How does recession affect the children’s magazine market?

Siobhan Galvin

In an increasingly restricted, competitive and saturated children’s market, Siobhan Galvin, associate publisher at Egmont Magazines, suggests why the children’s magazine market will defy the downturn in 2009…

The children of 2009 have grown up in a vastly diverse world of mass media, rapidly changing technologies and changing social standards. They have access to an infinite number of media outlets and while parents cope with the pace of their children’s developing media admirably, it is the children who make the choices about the media that they consume. For example, recent research has shown that 48% of parents purchase children’s magazines because their child asked for it*.

In recent years the children’s market has become increasingly saturated as publishers compete to maintain the attention of a highly sophisticated demographic. In addition, 2008 saw one of the bleakest trading environments for the magazine publishing industry in recent years. Advertising budgets have been cut to accommodate current economic restrictions and media owners are feeling the effects of declining audiences. However, when forecasting the outlook for children’s markets, publishers ought to bear one thing in mind: it may appear that kids are growing up faster than ever before, but underneath they’re still the same. This is why the children’s market is resilient.

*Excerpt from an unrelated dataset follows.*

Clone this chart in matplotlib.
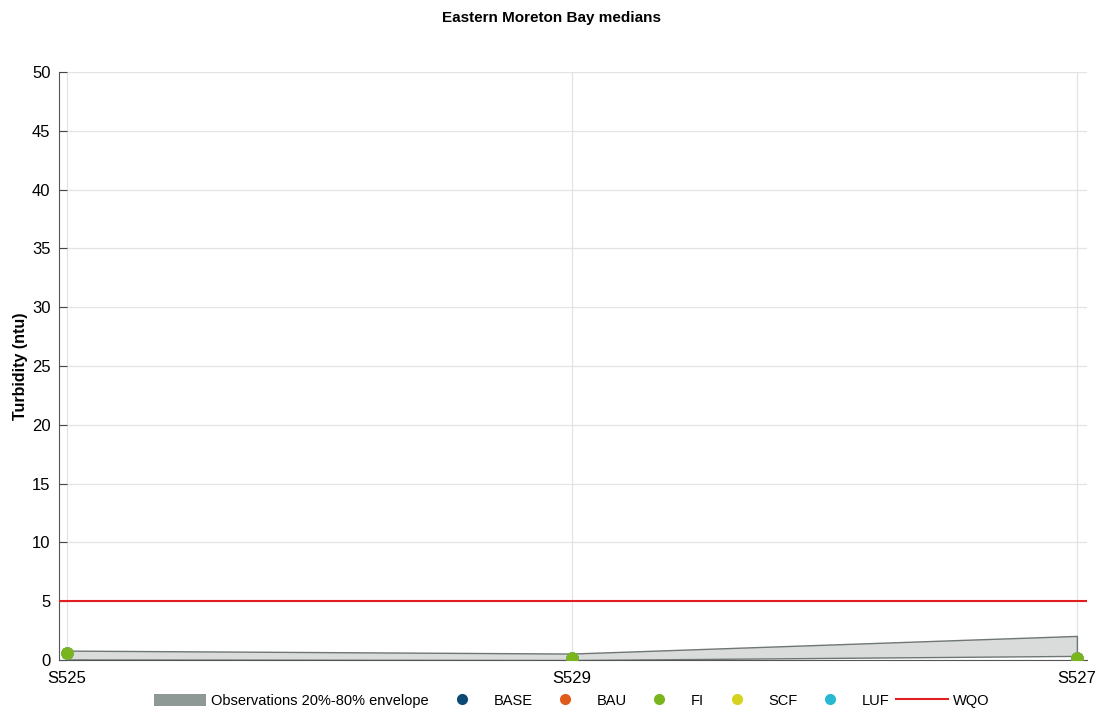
import matplotlib
matplotlib.use("Agg")
import matplotlib.pyplot as plt
from matplotlib.patches import Patch
from matplotlib.lines import Line2D

plt.rcParams['font.family'] = ['Liberation Sans', 'DejaVu Sans']

sites = ['S525', 'S529', 'S527']
env_low = [0.05, 0.0, 0.35]
env_high = [0.8, 0.55, 2.05]
scenarios = ['BASE', 'BAU', 'FI', 'SCF', 'LUF']
colors = ['#0d4a73', '#e05a1c', '#7ab51d', '#d6d21e', '#26b9cf']
medians = {
    'BASE': [0.6, 0.2, 0.15],
    'BAU': [0.6, 0.2, 0.15],
    'SCF': [0.6, 0.2, 0.15],
    'LUF': [0.6, 0.2, 0.15],
    'FI': [0.6, 0.2, 0.15],
}
wqo = 5

fig = plt.figure(figsize=(11.04, 7.11), dpi=100)
ax = fig.add_axes([0.0534, 0.0717, 0.9312, 0.827])

x = list(range(len(sites)))
ax.fill_between(x, env_low, env_high, facecolor='#d9dcda', edgecolor='#6f7775', linewidth=1.0, zorder=2)

# FI drawn last since it sits on top in the original
for name in ['BASE', 'BAU', 'SCF', 'LUF', 'FI']:
    c = colors[scenarios.index(name)]
    ax.scatter(x, medians[name], s=80, color=c, zorder=4, linewidths=0)

ax.axhline(wqo, color='#e02020', linewidth=1.5, zorder=3)

ax.set_xlim(-0.016, 2.02)
ax.set_ylim(0, 50)
ax.set_yticks(range(0, 51, 5))
ax.set_xticks(x)
ax.set_xticklabels(sites)
ax.tick_params(axis='y', direction='in', length=6, labelsize=12, color='#444444', pad=6)
ax.tick_params(axis='x', length=0, labelsize=12, pad=8)
ax.grid(True, color='#e3e3e3', linewidth=0.9, zorder=0)
ax.set_axisbelow(True)
for side in ['top', 'right']:
    ax.spines[side].set_visible(False)
ax.spines['left'].set_color('#555555')
ax.spines['bottom'].set_color('#555555')

ax.set_ylabel('Turbidity (ntu)', fontsize=11.5, fontweight='bold', labelpad=3)
fig.suptitle('Eastern Moreton Bay medians', fontsize=11, fontweight='bold', y=0.985)

handles = [Patch(facecolor='#8e9996', edgecolor='none', label='Observations 20%-80% envelope')]
for name, c in zip(scenarios, colors):
    handles.append(Line2D([], [], marker='o', linestyle='none', markersize=8,
                          markerfacecolor=c, markeredgecolor='none', label=name))
handles.append(Line2D([], [], color='#e02020', linewidth=1.5, label='WQO'))
fig.legend(handles=handles, loc='lower center', ncol=7, frameon=False, fontsize=10.5,
           bbox_to_anchor=(0.518, -0.014), handlelength=3.6, handleheight=0.9,
           columnspacing=0.45, handletextpad=0.35)

fig.savefig('out.png', dpi=100)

The most successful children’s products – whatever the product, platform, brand or however big the license – all subscribe to one golden rule: content is king. The marketing, branding and packaging of a product might help make up the customer’s mind initially, but it is engaging content that will keep the kids coming back time and time again. Successful children’s magazines, for example, know what their readers want before they do themselves. Stories need to be gripping or laugh-out-loud hilarious, puzzles still need to be just hard enough, jokes need to be crack-up funny, arts and crafts need to be achievable (and result in something attractive!). Every single thing in the magazine has to earn its place by being relevant and compelling, whatever the age of the reader.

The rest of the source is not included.